▸ Task objective
Retype, please, the listing from its opening line through the line that contains "width=1.6pt, fill=titleblue, minimum", both included, without the pictures.

▸ Information supplied
[Start]
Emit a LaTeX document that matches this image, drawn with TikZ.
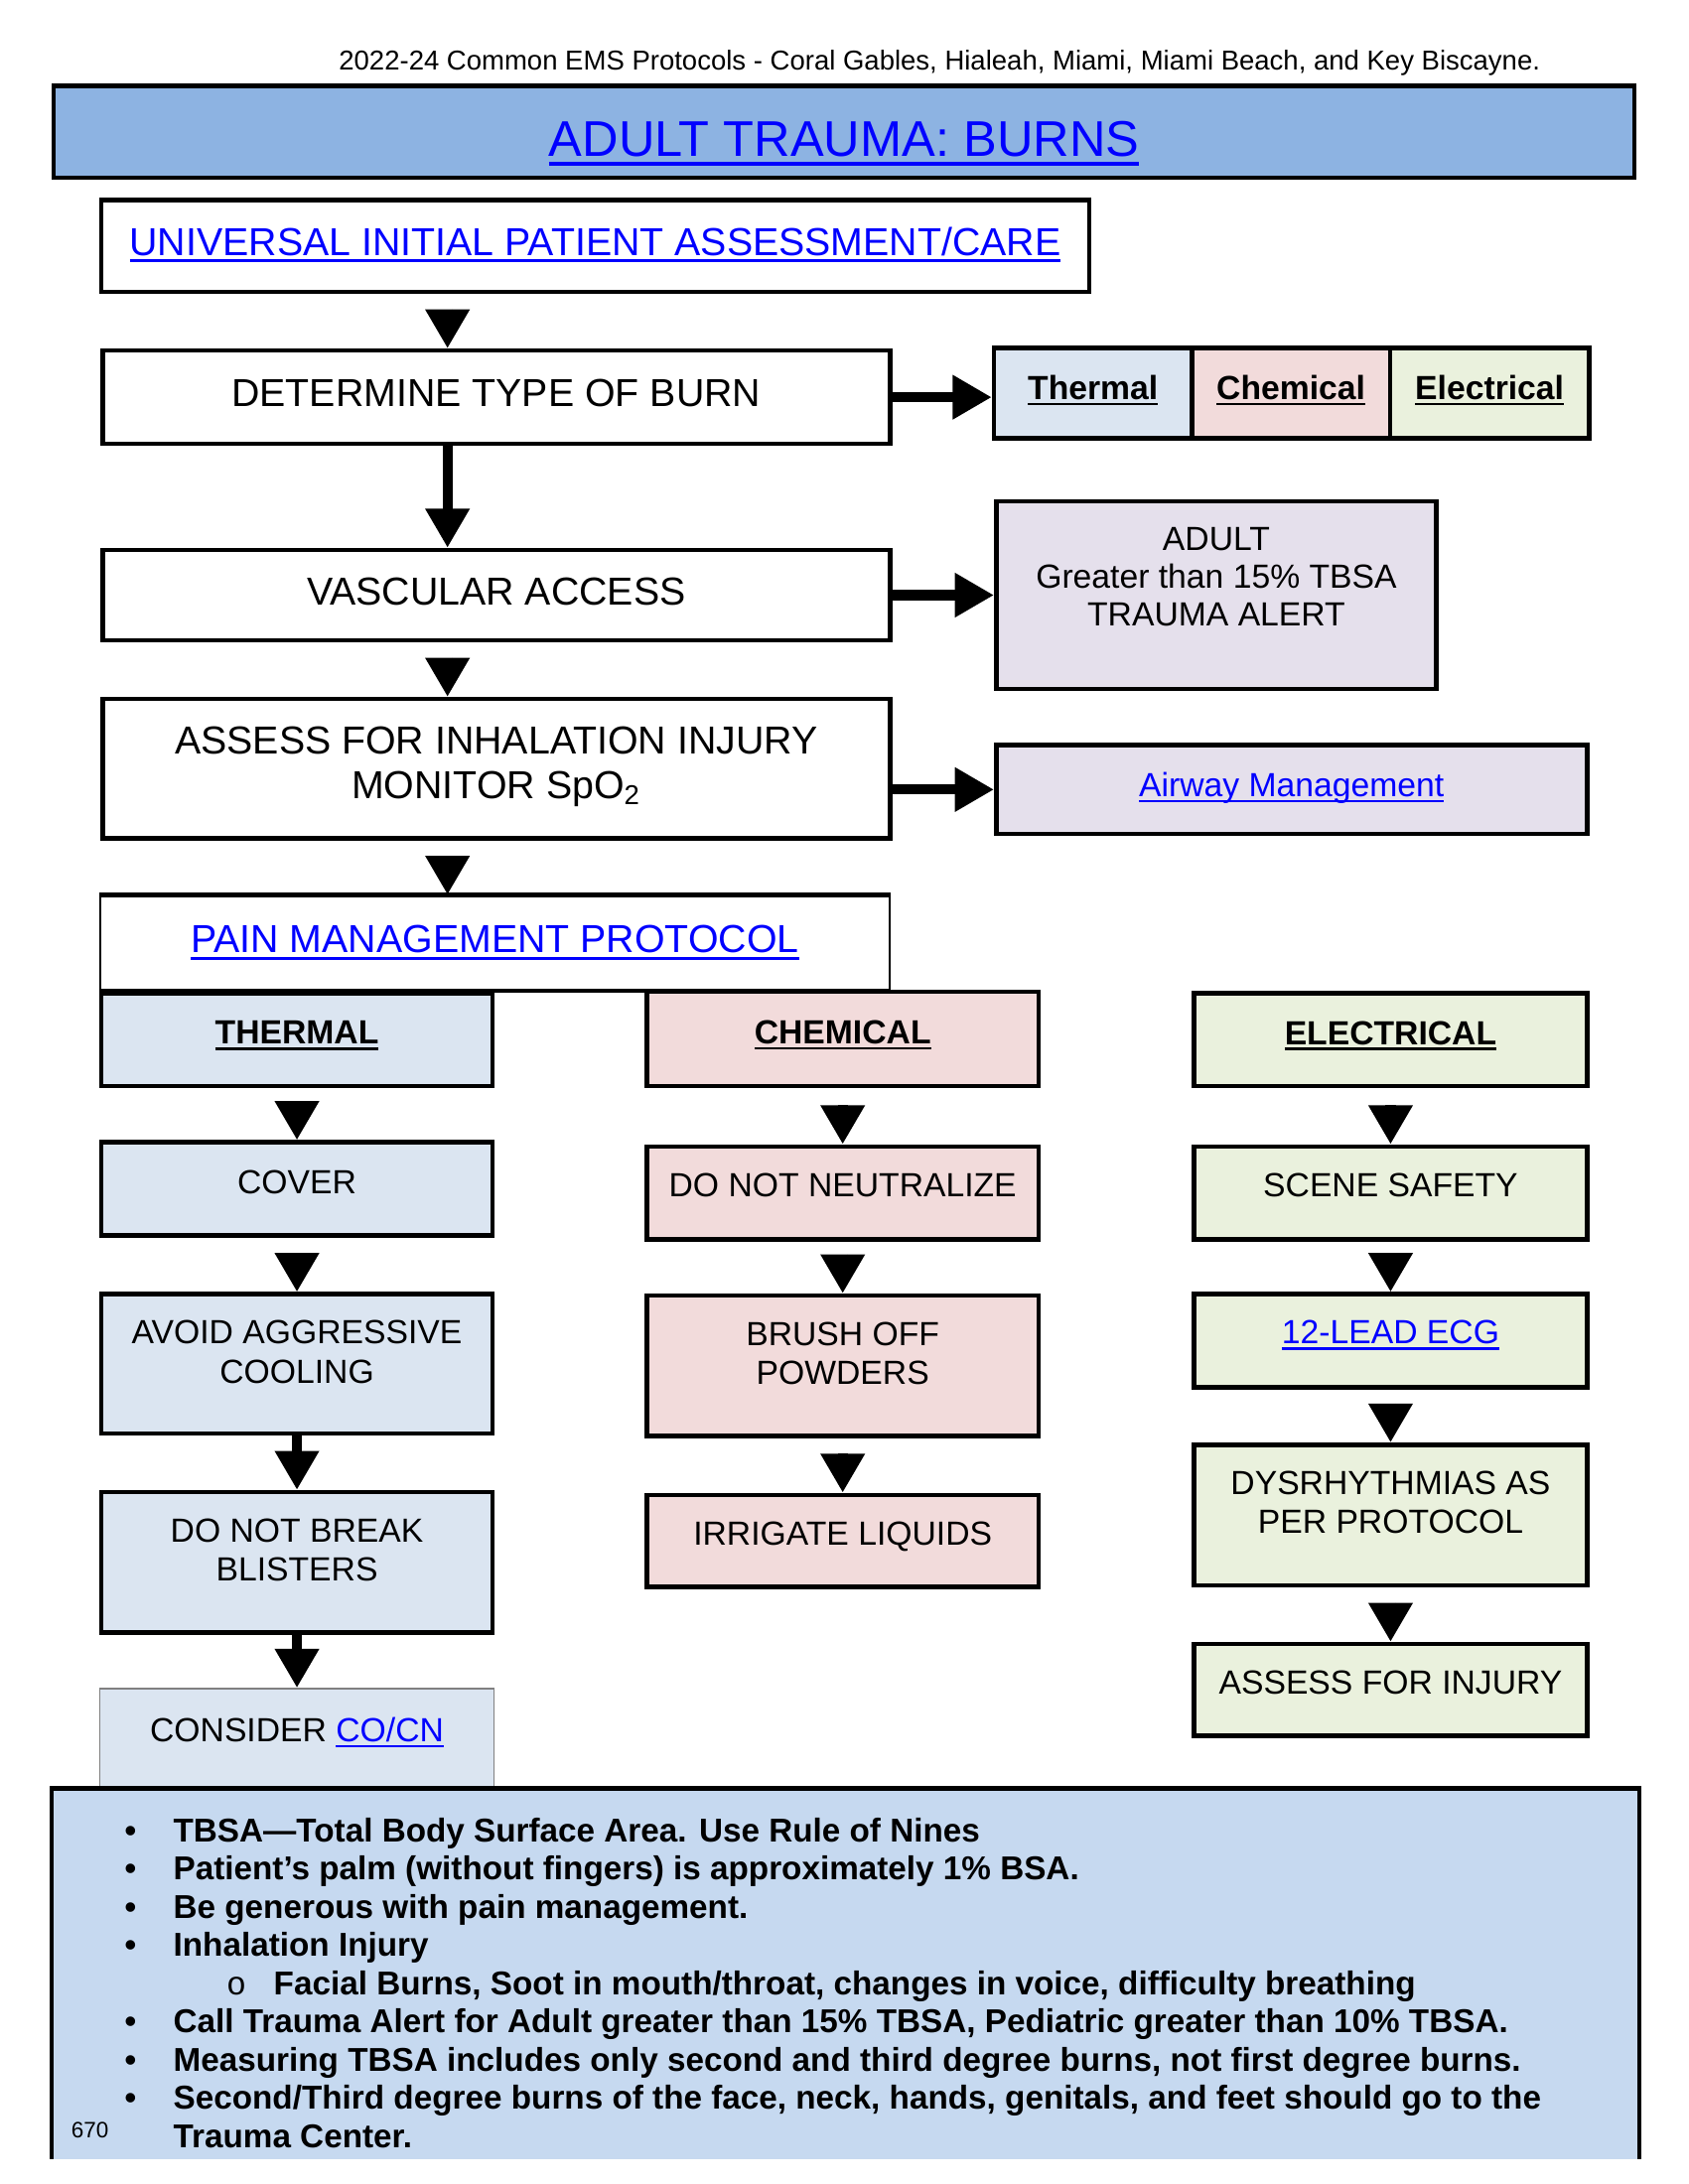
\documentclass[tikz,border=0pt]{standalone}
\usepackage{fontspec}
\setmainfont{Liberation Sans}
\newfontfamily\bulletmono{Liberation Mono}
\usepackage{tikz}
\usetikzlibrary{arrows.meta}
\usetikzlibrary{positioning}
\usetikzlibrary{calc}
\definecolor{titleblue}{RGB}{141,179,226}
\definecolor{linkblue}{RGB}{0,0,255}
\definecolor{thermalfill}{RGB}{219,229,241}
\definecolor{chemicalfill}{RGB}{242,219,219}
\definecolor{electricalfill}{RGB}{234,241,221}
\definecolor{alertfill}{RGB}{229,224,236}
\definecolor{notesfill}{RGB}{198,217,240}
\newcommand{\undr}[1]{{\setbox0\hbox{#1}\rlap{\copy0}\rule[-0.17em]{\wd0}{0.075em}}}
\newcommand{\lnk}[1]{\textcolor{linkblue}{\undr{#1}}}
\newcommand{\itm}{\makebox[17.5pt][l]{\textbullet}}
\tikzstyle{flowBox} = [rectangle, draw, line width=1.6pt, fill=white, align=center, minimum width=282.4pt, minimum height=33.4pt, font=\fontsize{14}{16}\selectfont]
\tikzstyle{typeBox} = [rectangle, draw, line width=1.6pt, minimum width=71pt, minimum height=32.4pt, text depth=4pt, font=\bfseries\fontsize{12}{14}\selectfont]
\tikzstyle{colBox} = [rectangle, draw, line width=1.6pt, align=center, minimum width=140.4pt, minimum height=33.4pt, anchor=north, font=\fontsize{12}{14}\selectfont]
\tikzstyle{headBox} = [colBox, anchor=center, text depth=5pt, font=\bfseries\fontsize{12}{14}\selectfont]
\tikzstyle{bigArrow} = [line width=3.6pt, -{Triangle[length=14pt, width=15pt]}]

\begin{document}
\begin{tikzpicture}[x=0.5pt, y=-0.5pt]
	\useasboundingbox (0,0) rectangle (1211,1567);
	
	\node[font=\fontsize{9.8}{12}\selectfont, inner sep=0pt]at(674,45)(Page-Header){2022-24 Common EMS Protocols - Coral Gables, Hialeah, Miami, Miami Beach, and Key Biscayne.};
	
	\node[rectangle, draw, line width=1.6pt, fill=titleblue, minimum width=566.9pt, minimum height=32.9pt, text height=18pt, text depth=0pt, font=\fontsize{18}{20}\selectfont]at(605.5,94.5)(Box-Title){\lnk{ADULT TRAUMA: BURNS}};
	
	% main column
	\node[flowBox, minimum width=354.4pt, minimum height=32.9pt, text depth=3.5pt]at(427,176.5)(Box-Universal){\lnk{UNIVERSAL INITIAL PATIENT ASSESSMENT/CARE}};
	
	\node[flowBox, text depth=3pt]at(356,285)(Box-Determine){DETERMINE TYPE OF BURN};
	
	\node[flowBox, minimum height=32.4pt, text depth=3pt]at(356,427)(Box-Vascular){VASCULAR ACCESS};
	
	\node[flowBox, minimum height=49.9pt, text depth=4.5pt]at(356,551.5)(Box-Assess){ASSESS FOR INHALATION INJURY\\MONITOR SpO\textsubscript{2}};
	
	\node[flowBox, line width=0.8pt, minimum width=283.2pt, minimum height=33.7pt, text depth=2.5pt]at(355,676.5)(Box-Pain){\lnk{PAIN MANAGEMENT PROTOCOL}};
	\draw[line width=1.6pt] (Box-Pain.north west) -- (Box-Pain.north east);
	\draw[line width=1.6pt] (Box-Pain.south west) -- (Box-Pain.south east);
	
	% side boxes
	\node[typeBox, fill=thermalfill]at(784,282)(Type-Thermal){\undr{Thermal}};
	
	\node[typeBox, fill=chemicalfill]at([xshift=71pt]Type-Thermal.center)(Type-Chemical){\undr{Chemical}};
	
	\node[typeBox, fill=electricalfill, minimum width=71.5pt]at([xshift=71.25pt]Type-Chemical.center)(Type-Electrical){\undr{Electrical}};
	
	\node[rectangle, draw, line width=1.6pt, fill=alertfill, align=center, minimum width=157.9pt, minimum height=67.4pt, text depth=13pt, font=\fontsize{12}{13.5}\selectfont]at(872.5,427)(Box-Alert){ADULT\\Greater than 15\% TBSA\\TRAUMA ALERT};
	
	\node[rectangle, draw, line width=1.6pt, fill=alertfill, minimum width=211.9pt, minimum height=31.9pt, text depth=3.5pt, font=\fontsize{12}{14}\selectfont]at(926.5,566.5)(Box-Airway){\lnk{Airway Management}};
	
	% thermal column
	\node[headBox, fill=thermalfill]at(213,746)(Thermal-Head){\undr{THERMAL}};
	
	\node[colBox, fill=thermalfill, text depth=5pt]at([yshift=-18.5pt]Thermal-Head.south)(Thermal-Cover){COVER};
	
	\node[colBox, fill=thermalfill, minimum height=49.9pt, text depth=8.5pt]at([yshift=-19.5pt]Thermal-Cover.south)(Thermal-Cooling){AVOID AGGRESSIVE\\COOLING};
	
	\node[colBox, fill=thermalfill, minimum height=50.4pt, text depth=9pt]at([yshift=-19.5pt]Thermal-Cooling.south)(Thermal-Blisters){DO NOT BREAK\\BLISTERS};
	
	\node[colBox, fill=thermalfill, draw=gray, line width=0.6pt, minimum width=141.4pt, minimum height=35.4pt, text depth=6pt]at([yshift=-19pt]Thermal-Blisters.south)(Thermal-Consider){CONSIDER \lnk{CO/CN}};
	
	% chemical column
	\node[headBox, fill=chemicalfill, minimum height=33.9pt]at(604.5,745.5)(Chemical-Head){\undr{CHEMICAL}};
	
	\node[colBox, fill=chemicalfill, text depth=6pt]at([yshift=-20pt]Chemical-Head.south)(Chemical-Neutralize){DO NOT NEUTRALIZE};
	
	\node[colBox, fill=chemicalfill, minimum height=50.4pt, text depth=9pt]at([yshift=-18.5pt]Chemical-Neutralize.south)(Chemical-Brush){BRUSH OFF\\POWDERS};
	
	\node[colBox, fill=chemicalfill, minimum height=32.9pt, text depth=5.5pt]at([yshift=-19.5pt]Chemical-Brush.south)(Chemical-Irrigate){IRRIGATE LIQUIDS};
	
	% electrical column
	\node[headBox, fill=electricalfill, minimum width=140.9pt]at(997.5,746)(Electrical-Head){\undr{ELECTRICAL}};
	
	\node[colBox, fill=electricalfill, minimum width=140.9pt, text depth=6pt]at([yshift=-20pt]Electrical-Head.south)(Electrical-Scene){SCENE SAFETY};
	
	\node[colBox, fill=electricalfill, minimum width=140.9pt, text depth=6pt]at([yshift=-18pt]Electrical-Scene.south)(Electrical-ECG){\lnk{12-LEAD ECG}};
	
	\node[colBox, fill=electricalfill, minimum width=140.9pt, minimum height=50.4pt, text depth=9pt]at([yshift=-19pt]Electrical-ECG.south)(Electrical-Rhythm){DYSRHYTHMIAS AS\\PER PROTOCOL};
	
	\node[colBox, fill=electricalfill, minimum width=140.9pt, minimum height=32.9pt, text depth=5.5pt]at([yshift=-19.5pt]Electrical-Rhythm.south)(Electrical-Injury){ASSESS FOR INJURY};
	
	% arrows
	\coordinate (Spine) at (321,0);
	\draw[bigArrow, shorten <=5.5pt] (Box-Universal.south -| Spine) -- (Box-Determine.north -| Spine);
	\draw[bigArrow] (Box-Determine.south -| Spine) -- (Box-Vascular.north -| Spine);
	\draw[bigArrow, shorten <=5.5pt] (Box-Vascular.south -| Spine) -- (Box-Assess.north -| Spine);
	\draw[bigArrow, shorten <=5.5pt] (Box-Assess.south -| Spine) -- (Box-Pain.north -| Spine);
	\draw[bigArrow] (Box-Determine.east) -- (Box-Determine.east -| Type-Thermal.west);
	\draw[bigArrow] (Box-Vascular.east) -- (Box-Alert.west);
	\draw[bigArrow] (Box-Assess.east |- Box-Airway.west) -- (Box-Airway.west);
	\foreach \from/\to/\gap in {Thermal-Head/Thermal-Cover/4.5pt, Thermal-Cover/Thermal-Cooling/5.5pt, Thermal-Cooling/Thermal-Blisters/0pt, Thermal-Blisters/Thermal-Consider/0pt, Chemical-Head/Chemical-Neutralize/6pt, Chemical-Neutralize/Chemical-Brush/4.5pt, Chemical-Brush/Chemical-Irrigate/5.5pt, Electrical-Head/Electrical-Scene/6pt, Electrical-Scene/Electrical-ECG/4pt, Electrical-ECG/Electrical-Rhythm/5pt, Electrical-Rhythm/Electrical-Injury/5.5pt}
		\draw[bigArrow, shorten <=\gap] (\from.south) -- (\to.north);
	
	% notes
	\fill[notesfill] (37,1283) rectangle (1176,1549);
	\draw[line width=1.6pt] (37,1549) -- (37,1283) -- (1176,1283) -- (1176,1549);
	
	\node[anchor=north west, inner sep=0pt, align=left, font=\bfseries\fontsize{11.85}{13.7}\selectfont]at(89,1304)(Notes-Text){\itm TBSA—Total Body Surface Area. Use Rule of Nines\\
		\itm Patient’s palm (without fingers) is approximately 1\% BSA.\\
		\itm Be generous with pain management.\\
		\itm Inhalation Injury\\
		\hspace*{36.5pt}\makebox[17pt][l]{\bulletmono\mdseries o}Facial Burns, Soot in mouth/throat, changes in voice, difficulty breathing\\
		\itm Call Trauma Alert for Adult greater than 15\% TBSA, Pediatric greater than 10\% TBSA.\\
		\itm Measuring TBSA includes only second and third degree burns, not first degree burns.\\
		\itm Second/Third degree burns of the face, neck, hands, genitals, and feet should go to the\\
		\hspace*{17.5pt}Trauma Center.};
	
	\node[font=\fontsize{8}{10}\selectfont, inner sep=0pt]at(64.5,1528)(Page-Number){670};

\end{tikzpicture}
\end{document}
[End]
▸ Correct result
Emit a LaTeX document that matches this image, drawn with TikZ.
\documentclass[tikz,border=0pt]{standalone}
\usepackage{fontspec}
\setmainfont{Liberation Sans}
\newfontfamily\bulletmono{Liberation Mono}
\usepackage{tikz}
\usetikzlibrary{arrows.meta}
\usetikzlibrary{positioning}
\usetikzlibrary{calc}
\definecolor{titleblue}{RGB}{141,179,226}
\definecolor{linkblue}{RGB}{0,0,255}
\definecolor{thermalfill}{RGB}{219,229,241}
\definecolor{chemicalfill}{RGB}{242,219,219}
\definecolor{electricalfill}{RGB}{234,241,221}
\definecolor{alertfill}{RGB}{229,224,236}
\definecolor{notesfill}{RGB}{198,217,240}
\newcommand{\undr}[1]{{\setbox0\hbox{#1}\rlap{\copy0}\rule[-0.17em]{\wd0}{0.075em}}}
\newcommand{\lnk}[1]{\textcolor{linkblue}{\undr{#1}}}
\newcommand{\itm}{\makebox[17.5pt][l]{\textbullet}}
\tikzstyle{flowBox} = [rectangle, draw, line width=1.6pt, fill=white, align=center, minimum width=282.4pt, minimum height=33.4pt, font=\fontsize{14}{16}\selectfont]
\tikzstyle{typeBox} = [rectangle, draw, line width=1.6pt, minimum width=71pt, minimum height=32.4pt, text depth=4pt, font=\bfseries\fontsize{12}{14}\selectfont]
\tikzstyle{colBox} = [rectangle, draw, line width=1.6pt, align=center, minimum width=140.4pt, minimum height=33.4pt, anchor=north, font=\fontsize{12}{14}\selectfont]
\tikzstyle{headBox} = [colBox, anchor=center, text depth=5pt, font=\bfseries\fontsize{12}{14}\selectfont]
\tikzstyle{bigArrow} = [line width=3.6pt, -{Triangle[length=14pt, width=15pt]}]

\begin{document}
\begin{tikzpicture}[x=0.5pt, y=-0.5pt]
	\useasboundingbox (0,0) rectangle (1211,1567);
	
	\node[font=\fontsize{9.8}{12}\selectfont, inner sep=0pt]at(674,45)(Page-Header){2022-24 Common EMS Protocols - Coral Gables, Hialeah, Miami, Miami Beach, and Key Biscayne.};
	
	\node[rectangle, draw, line width=1.6pt, fill=titleblue, minimum width=566.9pt, minimum height=32.9pt, text height=18pt, text depth=0pt, font=\fontsize{18}{20}\selectfont]at(605.5,94.5)(Box-Title){\lnk{ADULT TRAUMA: BURNS}};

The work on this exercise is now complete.